### Instructions to follow
Give the number of lines that include the word "this", nothing more.

### Material
------------------------------------------------

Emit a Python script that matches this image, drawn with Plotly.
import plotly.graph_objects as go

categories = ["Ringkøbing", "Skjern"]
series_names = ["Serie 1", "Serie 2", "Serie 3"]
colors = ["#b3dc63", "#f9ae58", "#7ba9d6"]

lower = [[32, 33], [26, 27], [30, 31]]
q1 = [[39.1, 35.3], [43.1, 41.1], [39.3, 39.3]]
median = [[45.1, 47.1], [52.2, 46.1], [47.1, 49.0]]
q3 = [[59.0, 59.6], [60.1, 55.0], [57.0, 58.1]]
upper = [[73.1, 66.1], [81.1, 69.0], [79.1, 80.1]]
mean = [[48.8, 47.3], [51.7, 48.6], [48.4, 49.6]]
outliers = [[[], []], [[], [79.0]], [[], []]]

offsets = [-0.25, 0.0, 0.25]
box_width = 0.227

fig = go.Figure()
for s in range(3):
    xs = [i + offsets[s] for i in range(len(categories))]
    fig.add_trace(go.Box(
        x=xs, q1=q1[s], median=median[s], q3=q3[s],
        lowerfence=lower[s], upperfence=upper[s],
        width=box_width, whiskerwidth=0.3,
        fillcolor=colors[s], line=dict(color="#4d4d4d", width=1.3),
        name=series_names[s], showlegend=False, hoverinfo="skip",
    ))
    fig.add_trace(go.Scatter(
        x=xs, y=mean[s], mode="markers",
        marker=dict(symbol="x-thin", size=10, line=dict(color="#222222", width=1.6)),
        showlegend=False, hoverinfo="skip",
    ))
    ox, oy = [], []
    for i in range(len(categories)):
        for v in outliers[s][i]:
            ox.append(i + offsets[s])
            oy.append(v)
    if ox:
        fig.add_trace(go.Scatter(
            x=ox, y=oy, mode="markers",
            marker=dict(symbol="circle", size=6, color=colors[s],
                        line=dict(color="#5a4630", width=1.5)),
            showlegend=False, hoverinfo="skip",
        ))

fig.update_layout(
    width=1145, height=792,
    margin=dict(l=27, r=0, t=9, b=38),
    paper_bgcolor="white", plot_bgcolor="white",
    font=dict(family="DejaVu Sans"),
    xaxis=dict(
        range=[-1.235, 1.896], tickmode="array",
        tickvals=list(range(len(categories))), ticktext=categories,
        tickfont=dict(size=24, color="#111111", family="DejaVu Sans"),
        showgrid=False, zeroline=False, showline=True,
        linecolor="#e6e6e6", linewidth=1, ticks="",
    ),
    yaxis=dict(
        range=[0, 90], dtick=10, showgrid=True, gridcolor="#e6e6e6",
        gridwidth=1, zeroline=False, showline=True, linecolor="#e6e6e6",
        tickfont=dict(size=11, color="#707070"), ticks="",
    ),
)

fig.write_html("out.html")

------------------------------------------------

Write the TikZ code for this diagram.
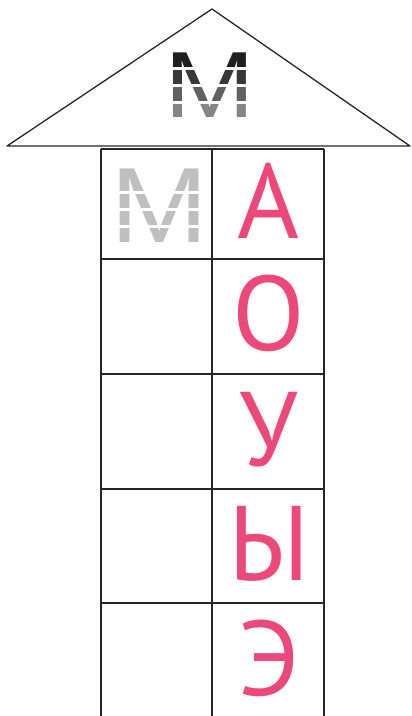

------------------------------------------------

### Full answer
2